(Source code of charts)
◇ ◇ ◇

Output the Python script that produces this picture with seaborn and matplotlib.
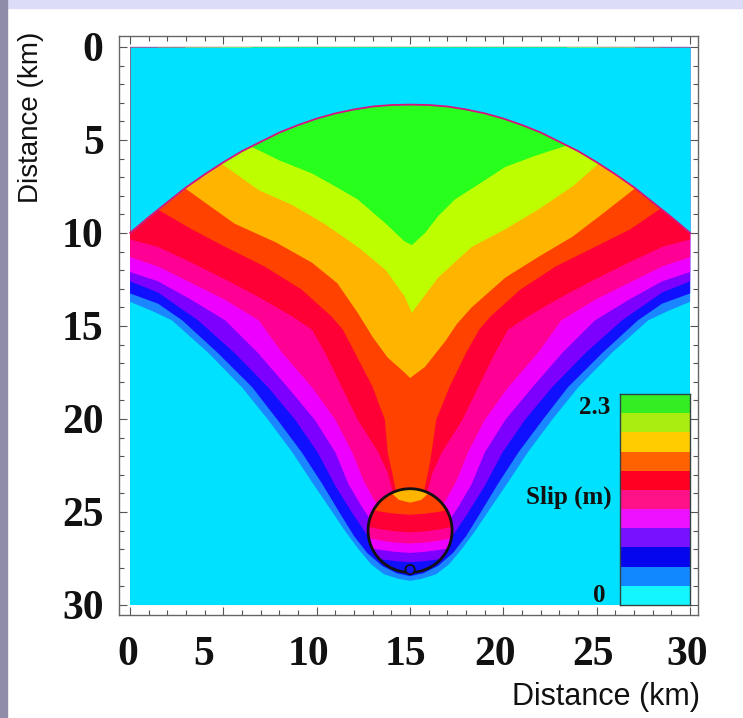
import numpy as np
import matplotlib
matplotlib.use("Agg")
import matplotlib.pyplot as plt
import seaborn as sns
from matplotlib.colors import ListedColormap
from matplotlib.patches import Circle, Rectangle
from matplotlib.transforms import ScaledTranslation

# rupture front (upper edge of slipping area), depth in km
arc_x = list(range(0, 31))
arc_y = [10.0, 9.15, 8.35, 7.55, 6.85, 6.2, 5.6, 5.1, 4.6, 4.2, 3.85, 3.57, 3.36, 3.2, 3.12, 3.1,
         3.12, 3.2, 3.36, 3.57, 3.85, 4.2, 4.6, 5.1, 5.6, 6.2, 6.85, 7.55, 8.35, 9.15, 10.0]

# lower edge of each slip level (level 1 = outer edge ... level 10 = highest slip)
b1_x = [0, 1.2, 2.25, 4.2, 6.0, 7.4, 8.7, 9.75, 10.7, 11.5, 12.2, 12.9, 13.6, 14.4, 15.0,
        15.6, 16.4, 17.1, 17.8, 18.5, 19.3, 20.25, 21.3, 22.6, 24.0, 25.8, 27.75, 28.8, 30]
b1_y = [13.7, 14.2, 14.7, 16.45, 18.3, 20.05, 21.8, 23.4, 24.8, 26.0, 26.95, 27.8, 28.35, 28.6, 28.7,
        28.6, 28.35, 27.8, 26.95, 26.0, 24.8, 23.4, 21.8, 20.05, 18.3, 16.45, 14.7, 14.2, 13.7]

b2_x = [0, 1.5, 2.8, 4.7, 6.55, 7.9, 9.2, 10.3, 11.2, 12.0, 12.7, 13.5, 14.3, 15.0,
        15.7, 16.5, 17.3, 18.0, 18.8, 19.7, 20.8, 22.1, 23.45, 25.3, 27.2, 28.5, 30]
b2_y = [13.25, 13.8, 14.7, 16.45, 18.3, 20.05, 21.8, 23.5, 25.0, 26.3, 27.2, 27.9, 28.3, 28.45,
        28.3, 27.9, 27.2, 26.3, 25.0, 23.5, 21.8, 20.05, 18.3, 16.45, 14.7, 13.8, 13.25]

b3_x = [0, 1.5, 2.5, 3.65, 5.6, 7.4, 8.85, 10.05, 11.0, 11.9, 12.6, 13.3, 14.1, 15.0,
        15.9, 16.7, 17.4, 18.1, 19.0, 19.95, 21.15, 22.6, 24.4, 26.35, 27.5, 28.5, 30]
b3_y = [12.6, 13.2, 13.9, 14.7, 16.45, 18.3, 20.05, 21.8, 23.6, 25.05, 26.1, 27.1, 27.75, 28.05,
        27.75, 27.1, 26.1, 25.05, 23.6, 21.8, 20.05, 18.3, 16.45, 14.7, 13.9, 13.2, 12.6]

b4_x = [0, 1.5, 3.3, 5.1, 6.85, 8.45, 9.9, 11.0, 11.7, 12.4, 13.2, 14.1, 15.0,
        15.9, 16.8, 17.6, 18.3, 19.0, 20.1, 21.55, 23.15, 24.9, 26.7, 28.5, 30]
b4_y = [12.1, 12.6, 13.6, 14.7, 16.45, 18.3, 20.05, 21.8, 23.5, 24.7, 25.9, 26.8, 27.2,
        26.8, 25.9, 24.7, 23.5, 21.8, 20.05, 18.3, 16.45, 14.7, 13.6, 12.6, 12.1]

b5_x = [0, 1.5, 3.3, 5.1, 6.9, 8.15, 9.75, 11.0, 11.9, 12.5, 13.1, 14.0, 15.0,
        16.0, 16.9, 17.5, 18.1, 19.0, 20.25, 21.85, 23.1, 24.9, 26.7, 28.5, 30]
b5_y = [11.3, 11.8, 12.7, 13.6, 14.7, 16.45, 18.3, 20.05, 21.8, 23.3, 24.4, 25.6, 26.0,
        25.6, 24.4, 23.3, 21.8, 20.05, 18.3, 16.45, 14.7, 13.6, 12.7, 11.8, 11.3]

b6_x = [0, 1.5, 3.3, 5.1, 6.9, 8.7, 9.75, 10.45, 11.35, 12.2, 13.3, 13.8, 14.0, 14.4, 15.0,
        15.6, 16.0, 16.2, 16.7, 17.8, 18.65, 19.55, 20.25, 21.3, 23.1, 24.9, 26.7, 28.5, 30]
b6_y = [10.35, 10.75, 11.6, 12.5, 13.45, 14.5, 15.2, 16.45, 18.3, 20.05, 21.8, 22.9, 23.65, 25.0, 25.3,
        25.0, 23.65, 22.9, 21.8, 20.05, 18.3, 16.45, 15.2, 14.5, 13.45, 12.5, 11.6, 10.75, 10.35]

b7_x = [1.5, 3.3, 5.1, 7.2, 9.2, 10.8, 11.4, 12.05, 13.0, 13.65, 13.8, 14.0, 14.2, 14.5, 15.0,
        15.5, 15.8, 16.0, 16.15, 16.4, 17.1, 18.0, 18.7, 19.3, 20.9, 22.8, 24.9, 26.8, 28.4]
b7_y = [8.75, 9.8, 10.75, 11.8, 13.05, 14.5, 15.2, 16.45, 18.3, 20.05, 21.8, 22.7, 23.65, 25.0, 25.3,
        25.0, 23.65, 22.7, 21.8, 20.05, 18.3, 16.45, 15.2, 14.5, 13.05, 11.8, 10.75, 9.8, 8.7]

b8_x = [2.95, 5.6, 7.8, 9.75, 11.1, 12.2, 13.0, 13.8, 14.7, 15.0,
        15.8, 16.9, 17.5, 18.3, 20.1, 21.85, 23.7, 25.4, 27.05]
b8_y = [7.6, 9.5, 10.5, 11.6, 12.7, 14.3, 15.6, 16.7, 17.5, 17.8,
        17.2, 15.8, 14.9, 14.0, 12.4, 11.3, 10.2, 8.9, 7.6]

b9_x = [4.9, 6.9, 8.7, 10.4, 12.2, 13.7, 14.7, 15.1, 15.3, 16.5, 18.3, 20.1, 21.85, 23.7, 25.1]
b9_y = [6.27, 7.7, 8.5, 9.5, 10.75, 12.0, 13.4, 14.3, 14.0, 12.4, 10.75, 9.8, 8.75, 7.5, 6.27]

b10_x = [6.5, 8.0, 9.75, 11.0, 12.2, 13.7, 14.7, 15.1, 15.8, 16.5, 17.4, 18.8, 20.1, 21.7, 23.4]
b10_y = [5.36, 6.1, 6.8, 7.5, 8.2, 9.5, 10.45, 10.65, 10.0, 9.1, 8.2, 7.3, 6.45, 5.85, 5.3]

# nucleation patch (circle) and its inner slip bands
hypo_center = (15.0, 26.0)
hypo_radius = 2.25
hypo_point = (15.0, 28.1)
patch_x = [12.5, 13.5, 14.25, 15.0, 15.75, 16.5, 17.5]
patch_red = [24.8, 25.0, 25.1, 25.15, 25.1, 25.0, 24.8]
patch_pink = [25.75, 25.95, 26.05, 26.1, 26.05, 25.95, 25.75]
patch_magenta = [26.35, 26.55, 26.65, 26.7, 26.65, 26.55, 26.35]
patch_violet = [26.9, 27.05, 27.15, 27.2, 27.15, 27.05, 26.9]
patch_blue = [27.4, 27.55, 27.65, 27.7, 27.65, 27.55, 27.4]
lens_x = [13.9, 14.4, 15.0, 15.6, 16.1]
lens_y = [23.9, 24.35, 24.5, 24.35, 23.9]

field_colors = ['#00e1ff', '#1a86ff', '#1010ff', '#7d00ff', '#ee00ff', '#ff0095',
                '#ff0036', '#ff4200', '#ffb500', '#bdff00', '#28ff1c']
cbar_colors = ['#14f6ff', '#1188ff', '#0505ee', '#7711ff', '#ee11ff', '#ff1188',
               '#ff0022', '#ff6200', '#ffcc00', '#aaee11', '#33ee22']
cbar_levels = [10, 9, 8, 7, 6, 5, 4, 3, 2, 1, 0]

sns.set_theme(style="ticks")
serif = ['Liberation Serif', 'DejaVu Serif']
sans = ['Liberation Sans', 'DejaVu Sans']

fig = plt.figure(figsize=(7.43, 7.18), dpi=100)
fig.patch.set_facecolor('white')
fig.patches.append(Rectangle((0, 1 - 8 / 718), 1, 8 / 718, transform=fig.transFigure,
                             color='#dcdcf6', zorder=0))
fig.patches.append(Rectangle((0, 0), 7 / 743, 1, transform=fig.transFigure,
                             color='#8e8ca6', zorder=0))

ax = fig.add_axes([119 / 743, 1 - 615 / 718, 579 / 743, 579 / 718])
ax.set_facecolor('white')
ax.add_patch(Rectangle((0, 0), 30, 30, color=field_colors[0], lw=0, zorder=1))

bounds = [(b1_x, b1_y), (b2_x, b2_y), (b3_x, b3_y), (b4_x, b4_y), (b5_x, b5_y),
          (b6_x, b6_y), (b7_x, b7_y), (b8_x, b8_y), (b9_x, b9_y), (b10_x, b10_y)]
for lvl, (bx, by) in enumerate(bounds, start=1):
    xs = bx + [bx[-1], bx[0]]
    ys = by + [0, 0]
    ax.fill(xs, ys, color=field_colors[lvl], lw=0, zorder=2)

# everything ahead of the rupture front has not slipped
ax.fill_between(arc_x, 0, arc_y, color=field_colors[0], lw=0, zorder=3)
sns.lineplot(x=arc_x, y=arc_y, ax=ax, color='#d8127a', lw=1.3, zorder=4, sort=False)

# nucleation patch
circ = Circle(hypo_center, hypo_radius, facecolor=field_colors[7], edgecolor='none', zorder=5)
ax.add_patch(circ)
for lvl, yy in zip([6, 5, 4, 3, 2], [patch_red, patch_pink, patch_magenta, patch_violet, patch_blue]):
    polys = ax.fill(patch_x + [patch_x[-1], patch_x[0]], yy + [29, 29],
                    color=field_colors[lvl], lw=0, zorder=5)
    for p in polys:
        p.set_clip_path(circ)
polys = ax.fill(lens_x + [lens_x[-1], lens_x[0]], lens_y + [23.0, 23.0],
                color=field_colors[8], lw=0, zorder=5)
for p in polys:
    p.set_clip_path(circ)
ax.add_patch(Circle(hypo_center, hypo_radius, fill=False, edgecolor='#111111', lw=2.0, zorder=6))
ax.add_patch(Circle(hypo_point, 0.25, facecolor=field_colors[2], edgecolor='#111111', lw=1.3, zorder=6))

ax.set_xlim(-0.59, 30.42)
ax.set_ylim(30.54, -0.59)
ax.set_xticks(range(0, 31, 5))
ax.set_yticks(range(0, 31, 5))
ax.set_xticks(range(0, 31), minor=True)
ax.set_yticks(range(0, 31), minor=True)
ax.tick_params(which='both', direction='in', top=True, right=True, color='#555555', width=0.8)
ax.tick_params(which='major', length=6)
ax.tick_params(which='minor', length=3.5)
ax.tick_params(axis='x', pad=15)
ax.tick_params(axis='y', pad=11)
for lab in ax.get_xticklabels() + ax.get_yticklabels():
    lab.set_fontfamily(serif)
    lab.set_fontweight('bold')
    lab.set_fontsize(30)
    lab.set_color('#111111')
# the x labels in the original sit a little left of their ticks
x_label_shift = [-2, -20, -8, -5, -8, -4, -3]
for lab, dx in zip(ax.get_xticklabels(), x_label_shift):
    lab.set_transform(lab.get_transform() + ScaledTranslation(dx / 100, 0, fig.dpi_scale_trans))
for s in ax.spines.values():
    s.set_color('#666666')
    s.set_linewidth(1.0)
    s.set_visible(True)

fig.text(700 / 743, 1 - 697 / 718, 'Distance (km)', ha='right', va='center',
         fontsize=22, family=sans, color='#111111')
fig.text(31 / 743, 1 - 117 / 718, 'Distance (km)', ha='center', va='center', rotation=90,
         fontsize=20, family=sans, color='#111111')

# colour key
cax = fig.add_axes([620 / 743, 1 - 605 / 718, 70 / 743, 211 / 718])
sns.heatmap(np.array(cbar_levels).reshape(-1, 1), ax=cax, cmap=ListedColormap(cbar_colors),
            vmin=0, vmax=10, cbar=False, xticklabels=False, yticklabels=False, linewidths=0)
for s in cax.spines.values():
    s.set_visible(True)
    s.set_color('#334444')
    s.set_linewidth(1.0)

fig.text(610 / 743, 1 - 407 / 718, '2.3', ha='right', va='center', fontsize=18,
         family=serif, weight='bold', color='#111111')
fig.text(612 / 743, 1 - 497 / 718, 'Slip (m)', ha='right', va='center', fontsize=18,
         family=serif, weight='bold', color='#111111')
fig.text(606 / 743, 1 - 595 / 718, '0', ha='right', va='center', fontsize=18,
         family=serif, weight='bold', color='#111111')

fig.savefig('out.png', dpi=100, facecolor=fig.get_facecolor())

◇ ◇ ◇

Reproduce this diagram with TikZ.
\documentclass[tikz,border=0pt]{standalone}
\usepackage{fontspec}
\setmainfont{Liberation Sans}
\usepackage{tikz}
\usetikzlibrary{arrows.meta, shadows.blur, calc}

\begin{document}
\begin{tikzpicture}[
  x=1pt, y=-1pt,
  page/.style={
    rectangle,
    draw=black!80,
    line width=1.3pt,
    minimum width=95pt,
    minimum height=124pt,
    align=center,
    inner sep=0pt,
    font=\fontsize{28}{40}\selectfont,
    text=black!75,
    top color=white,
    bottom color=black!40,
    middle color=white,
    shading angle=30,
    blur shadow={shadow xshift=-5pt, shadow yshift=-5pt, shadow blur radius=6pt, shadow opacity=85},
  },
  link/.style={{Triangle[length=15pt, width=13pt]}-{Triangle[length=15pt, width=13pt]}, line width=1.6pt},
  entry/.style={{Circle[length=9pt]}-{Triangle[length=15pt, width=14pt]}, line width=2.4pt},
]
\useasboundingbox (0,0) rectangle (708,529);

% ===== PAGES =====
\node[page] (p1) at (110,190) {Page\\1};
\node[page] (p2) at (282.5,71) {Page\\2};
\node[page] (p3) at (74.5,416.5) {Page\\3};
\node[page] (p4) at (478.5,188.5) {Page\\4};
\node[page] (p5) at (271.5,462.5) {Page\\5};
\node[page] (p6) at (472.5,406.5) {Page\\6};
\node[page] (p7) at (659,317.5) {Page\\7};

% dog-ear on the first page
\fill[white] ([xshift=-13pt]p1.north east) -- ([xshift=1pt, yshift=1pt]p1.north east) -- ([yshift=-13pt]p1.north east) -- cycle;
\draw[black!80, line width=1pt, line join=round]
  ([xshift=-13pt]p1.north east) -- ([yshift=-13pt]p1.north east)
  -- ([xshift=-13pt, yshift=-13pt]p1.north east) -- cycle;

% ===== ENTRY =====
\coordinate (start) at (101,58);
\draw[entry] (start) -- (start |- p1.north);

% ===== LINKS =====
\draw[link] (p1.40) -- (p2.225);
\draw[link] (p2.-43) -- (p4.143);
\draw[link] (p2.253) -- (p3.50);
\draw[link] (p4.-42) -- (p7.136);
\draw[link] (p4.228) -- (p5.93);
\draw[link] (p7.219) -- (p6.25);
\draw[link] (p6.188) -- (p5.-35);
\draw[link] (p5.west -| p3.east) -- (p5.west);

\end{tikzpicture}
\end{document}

◇ ◇ ◇

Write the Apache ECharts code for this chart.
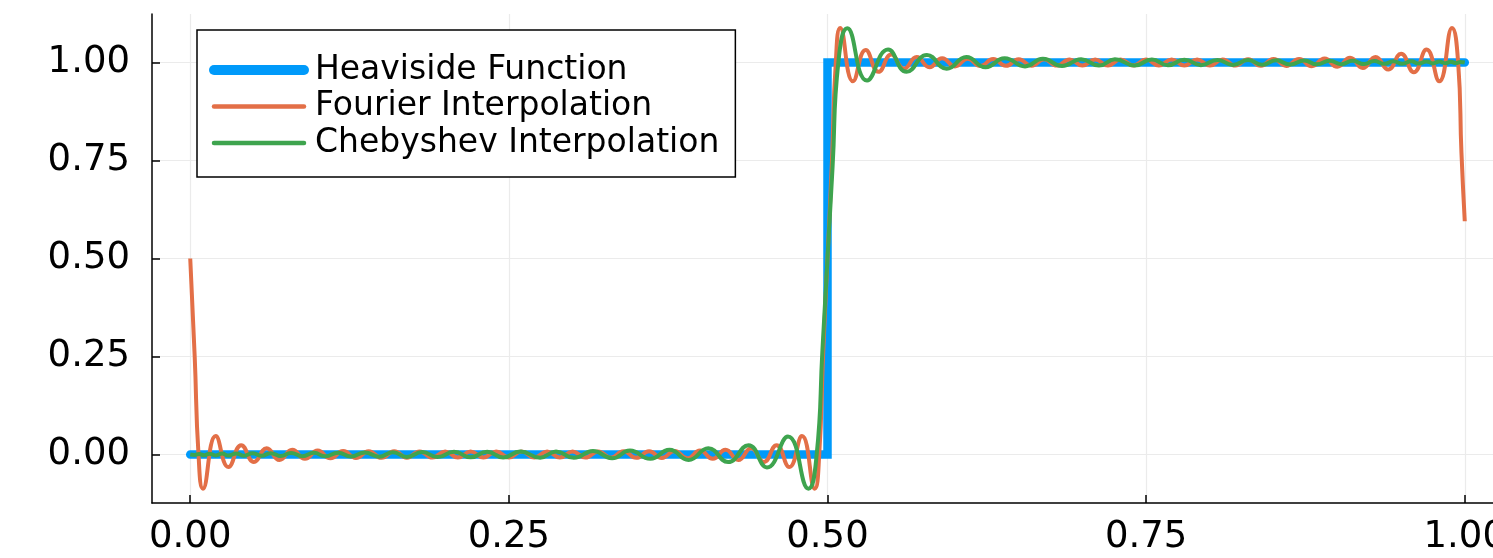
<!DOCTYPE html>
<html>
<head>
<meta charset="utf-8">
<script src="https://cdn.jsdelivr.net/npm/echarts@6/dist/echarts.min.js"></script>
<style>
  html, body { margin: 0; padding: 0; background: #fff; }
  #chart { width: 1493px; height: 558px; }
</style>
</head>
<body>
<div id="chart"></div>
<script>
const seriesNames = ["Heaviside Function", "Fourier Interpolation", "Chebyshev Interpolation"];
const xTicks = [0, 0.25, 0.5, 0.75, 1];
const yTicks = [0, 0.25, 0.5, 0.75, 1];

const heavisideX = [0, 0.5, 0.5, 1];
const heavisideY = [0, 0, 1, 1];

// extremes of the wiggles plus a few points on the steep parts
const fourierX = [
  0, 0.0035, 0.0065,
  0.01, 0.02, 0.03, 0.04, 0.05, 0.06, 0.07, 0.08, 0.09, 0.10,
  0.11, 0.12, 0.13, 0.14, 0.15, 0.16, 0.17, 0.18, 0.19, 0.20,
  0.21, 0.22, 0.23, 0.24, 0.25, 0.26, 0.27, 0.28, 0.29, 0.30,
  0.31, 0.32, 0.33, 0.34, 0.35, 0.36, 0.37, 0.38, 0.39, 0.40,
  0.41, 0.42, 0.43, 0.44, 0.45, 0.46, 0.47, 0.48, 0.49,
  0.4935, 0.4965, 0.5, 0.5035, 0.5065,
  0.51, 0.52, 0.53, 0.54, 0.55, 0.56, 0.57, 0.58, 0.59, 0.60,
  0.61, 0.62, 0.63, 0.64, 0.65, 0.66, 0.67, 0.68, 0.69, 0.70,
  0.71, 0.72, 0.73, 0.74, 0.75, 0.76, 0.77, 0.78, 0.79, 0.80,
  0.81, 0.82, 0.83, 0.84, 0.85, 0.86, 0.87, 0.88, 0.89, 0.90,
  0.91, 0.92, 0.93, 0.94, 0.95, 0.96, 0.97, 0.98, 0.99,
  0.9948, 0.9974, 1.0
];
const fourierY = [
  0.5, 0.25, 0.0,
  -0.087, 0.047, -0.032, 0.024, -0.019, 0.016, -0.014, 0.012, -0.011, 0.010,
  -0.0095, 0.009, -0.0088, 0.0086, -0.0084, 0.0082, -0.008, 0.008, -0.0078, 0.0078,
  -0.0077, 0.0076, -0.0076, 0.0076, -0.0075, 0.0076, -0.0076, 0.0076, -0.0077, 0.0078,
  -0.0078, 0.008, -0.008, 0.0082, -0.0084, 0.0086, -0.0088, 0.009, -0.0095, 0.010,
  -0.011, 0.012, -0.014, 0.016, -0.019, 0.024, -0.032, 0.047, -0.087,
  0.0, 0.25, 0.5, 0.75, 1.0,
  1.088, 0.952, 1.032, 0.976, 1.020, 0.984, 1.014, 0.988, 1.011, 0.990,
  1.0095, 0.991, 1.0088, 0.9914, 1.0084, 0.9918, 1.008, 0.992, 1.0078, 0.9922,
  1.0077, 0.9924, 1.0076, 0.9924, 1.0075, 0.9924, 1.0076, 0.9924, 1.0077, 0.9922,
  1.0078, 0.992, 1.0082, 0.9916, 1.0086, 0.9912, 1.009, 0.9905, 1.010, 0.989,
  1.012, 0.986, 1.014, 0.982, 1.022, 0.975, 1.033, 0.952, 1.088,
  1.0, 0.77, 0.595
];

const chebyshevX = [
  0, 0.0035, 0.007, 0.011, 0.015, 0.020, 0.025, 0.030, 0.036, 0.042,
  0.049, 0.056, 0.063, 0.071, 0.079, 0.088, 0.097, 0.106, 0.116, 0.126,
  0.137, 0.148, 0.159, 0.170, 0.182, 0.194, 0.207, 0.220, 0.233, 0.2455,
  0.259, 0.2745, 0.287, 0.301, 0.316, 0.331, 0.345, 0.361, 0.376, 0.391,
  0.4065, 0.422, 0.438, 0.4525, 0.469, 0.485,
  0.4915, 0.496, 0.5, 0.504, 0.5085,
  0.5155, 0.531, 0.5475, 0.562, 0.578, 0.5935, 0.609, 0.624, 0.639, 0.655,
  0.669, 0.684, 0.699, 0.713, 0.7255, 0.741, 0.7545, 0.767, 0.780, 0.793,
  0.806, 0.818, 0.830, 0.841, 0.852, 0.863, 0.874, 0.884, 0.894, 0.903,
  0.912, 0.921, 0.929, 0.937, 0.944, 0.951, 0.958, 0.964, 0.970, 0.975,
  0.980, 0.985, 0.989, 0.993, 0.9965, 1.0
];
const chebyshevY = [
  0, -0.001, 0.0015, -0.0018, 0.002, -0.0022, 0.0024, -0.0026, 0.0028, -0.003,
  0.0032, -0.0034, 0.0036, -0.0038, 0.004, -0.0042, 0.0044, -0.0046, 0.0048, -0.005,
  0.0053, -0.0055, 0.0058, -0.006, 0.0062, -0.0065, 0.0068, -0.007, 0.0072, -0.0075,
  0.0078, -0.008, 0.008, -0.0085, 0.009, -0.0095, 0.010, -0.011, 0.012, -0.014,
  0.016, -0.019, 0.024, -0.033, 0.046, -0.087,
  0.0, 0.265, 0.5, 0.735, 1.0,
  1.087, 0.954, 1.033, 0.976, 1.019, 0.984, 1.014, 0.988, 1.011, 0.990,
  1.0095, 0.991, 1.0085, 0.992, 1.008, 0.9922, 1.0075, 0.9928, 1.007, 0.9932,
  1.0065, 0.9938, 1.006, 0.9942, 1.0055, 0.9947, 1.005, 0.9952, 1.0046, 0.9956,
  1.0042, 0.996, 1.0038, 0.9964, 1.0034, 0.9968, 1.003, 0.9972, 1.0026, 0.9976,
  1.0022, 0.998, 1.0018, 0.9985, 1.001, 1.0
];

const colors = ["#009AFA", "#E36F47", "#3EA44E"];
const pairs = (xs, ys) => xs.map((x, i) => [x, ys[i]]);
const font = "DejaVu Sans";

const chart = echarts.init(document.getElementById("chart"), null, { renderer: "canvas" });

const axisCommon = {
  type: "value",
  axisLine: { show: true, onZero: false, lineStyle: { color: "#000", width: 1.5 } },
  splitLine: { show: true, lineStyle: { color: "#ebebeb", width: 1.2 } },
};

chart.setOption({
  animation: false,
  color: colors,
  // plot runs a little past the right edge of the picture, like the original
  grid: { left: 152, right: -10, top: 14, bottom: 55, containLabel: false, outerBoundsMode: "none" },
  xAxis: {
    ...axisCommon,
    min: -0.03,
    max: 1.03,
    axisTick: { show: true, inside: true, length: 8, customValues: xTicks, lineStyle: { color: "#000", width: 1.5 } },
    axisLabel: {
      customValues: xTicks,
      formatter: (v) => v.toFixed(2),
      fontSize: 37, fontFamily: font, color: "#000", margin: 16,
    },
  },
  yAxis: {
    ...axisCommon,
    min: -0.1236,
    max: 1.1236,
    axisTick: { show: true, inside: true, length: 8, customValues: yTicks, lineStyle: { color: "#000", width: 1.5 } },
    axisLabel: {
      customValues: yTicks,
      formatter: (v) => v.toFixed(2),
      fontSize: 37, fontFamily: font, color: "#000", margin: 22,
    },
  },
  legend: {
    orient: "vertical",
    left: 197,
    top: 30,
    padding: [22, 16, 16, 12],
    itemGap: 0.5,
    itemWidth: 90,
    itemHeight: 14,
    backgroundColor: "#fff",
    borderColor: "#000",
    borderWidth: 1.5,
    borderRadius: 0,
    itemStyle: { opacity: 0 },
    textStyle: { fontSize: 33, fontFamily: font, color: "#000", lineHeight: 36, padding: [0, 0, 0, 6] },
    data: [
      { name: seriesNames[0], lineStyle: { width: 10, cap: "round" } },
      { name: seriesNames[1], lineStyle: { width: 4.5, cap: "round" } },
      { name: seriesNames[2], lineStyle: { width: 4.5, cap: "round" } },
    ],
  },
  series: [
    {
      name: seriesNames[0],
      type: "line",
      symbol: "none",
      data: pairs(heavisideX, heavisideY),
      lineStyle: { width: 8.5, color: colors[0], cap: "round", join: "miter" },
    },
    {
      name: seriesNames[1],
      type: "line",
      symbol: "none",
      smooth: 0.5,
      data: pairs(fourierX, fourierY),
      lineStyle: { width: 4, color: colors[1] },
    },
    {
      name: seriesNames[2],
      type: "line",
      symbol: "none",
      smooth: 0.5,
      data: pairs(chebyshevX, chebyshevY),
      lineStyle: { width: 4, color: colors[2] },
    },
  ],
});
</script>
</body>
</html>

◇ ◇ ◇

STATED GOAL :: Above are some records; extract exactly the lines from the one containing "Output the Python" through the one containing "13.9, 13.2, 12.6]" and drop the pictures.

COMPLETE RESPONSE ::
Output the Python script that produces this picture with seaborn and matplotlib.
import numpy as np
import matplotlib
matplotlib.use("Agg")
import matplotlib.pyplot as plt
import seaborn as sns
from matplotlib.colors import ListedColormap
from matplotlib.patches import Circle, Rectangle
from matplotlib.transforms import ScaledTranslation

# rupture front (upper edge of slipping area), depth in km
arc_x = list(range(0, 31))
arc_y = [10.0, 9.15, 8.35, 7.55, 6.85, 6.2, 5.6, 5.1, 4.6, 4.2, 3.85, 3.57, 3.36, 3.2, 3.12, 3.1,
         3.12, 3.2, 3.36, 3.57, 3.85, 4.2, 4.6, 5.1, 5.6, 6.2, 6.85, 7.55, 8.35, 9.15, 10.0]

# lower edge of each slip level (level 1 = outer edge ... level 10 = highest slip)
b1_x = [0, 1.2, 2.25, 4.2, 6.0, 7.4, 8.7, 9.75, 10.7, 11.5, 12.2, 12.9, 13.6, 14.4, 15.0,
        15.6, 16.4, 17.1, 17.8, 18.5, 19.3, 20.25, 21.3, 22.6, 24.0, 25.8, 27.75, 28.8, 30]
b1_y = [13.7, 14.2, 14.7, 16.45, 18.3, 20.05, 21.8, 23.4, 24.8, 26.0, 26.95, 27.8, 28.35, 28.6, 28.7,
        28.6, 28.35, 27.8, 26.95, 26.0, 24.8, 23.4, 21.8, 20.05, 18.3, 16.45, 14.7, 14.2, 13.7]

b2_x = [0, 1.5, 2.8, 4.7, 6.55, 7.9, 9.2, 10.3, 11.2, 12.0, 12.7, 13.5, 14.3, 15.0,
        15.7, 16.5, 17.3, 18.0, 18.8, 19.7, 20.8, 22.1, 23.45, 25.3, 27.2, 28.5, 30]
b2_y = [13.25, 13.8, 14.7, 16.45, 18.3, 20.05, 21.8, 23.5, 25.0, 26.3, 27.2, 27.9, 28.3, 28.45,
        28.3, 27.9, 27.2, 26.3, 25.0, 23.5, 21.8, 20.05, 18.3, 16.45, 14.7, 13.8, 13.25]

b3_x = [0, 1.5, 2.5, 3.65, 5.6, 7.4, 8.85, 10.05, 11.0, 11.9, 12.6, 13.3, 14.1, 15.0,
        15.9, 16.7, 17.4, 18.1, 19.0, 19.95, 21.15, 22.6, 24.4, 26.35, 27.5, 28.5, 30]
b3_y = [12.6, 13.2, 13.9, 14.7, 16.45, 18.3, 20.05, 21.8, 23.6, 25.05, 26.1, 27.1, 27.75, 28.05,
        27.75, 27.1, 26.1, 25.05, 23.6, 21.8, 20.05, 18.3, 16.45, 14.7, 13.9, 13.2, 12.6]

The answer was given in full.